I’ve noticed avast being picky about unity builds on windows standalone for a long time. I don’t run hardened mode either, but it seems to frequently decide the built exe is dangerous and makes me wait while scanning it, before declaring it safe.
I have often considered jumping ship from avast specifically for this annoyance.
(Not to mention the questionable practice of avast having charged several people I know money when they had supposedly never given their card info over - but that’s just a conspiracy theory for now haha)
I still want to know what all those other indie Unity games did right to release on Steam without this problem when they have so few players.
To be honest, I recently switched to Avira. Not because of this issue, but because Avast was making my system slow. After googling it and seeing other peoples’ complaints in various years and no clear workaround or fix, I decided Avast just Sucks Now. Too bad. It used to be the best. But I guess that’s the PC Platform circle of life for you. Get huge by doing right what the previous king of your niche did wrong, run out of venture capital, then some bigger corporation comes along and buys you out, and starts doing new wrong things to your loyal customer base. Rinse and repeat.
So recently i reinstalled avast free antivirus (i uninstalled it because of some problems) and when it was installed i was greated with worse problems that i had before uninstalling it.

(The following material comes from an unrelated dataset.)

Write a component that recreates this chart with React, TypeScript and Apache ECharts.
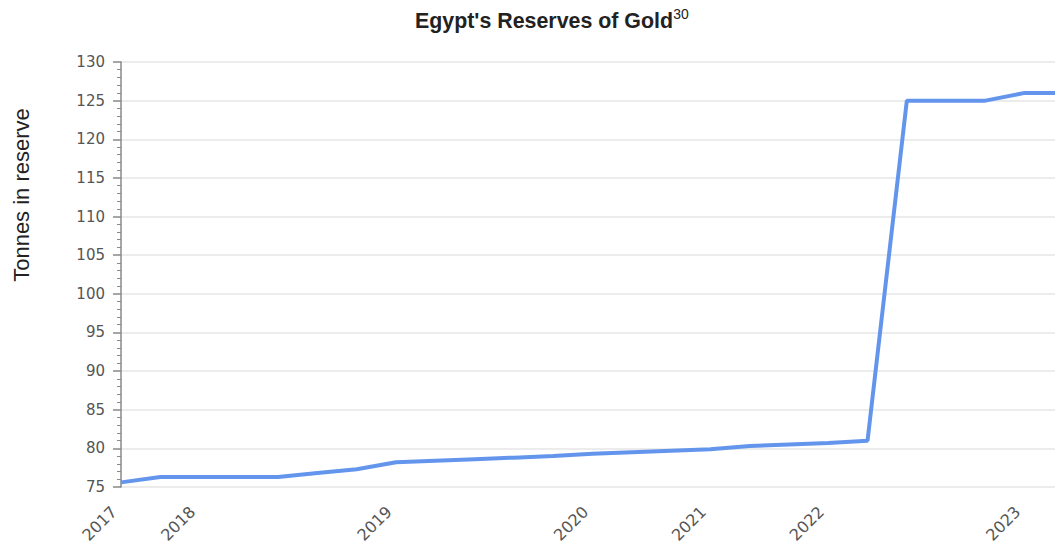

Before i uninstalled it i usually ran a scan one a week and completely disabled it when i wasn’t using it, however for some reason in the task manager “avast service” was using 100% disk with over 60Mbps usage. i really didn’t understand why so i just uninstalled it for some time.
But now after installing it agian i have the exact same issue except whenever i run a scan it asks me to buy pro if i want it to remove the virus. this has caused alot of issues (you can probably guess why) and i was just wondering if avast free antivirus just becomes a scam or if i’ve just completely broken avast.
I have moved to the free version of Bitdefender AV and advanced version of Bitdefender for my office work i.e Bitdefender Total security. No issues till now. Noth performing well.